REQUEST » Print the listing from its top line through the line containing "y_ticks = [5, 10, 15, 20, 25]", nothing more, and leave out the pictures.
### DATA SHOWN
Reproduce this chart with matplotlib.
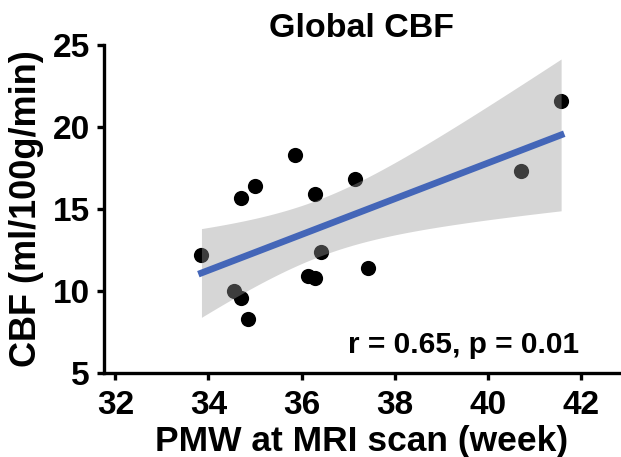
import numpy as np
import matplotlib
matplotlib.use('Agg')
import matplotlib.pyplot as plt

plt.rcParams['font.family'] = ['Liberation Sans', 'DejaVu Sans']
plt.rcParams['font.weight'] = 'bold'

# postmenstrual week at scan vs global CBF
pmw = [33.85, 34.70, 34.99, 34.56, 34.70, 34.85, 35.85, 36.29,
       37.14, 36.42, 36.13, 36.29, 37.43, 40.71, 41.58]
cbf = [12.2, 15.7, 16.4, 10.0, 9.6, 8.3, 18.3, 15.9,
       16.8, 12.4, 10.9, 10.8, 11.4, 17.3, 21.6]
stat_text = 'r = 0.65, p = 0.01'
x_ticks = [32, 34, 36, 38, 40, 42]
y_ticks = [5, 10, 15, 20, 25]

x = np.array(pmw)
y = np.array(cbf)
n = len(x)
slope, icpt = np.polyfit(x, y, 1)
xs = np.linspace(x.min(), x.max(), 100)
fit = icpt + slope * xs
resid = y - (icpt + slope * x)
s = np.sqrt(np.sum(resid ** 2) / (n - 2))
t_crit = 2.160  # t(0.975, df=13)
se = s * np.sqrt(1 / n + (xs - x.mean()) ** 2 / np.sum((x - x.mean()) ** 2))

fig = plt.figure(figsize=(6.21, 4.57), dpi=100)
ax = fig.add_axes([0.1667, 0.1838, 0.8313, 0.7177])

ax.scatter(x, y, s=120, color='black', linewidths=0, zorder=1)
ax.fill_between(xs, fit - t_crit * se, fit + t_crit * se,
                color='#999999', alpha=0.4, linewidth=0, zorder=2)
ax.plot(xs, fit, color='#4466b8', linewidth=4.8, zorder=3)

ax.set_xlim(31.745, 42.84)
ax.set_ylim(5, 25)
ax.set_xticks(x_ticks)
ax.set_yticks(y_ticks)
for side in ['top', 'right']:
    ax.spines[side].set_visible(False)
for side in ['left', 'bottom']:
    ax.spines[side].set_linewidth(2.4)
ax.tick_params(width=2.4, length=5, labelsize=24)
ax.tick_params(axis='x', pad=7.5)
ax.tick_params(axis='y', pad=5)

ax.set_title('Global CBF', fontsize=24.5, fontweight='bold', pad=6)
ax.set_xlabel('PMW at MRI scan (week)', fontsize=25.5, fontweight='bold', labelpad=2.5)
ax.set_ylabel('CBF (ml/100g/min)', fontsize=26, fontweight='bold', labelpad=6)
ax.text(41.96, 6.2, stat_text, fontsize=21.5, fontweight='bold', ha='right', va='baseline')

fig.savefig('out.png', dpi=100)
######
RESULT FOR THIS TASK »
Reproduce this chart with matplotlib.
import numpy as np
import matplotlib
matplotlib.use('Agg')
import matplotlib.pyplot as plt

plt.rcParams['font.family'] = ['Liberation Sans', 'DejaVu Sans']
plt.rcParams['font.weight'] = 'bold'

# postmenstrual week at scan vs global CBF
pmw = [33.85, 34.70, 34.99, 34.56, 34.70, 34.85, 35.85, 36.29,
       37.14, 36.42, 36.13, 36.29, 37.43, 40.71, 41.58]
cbf = [12.2, 15.7, 16.4, 10.0, 9.6, 8.3, 18.3, 15.9,
       16.8, 12.4, 10.9, 10.8, 11.4, 17.3, 21.6]
stat_text = 'r = 0.65, p = 0.01'
x_ticks = [32, 34, 36, 38, 40, 42]
y_ticks = [5, 10, 15, 20, 25]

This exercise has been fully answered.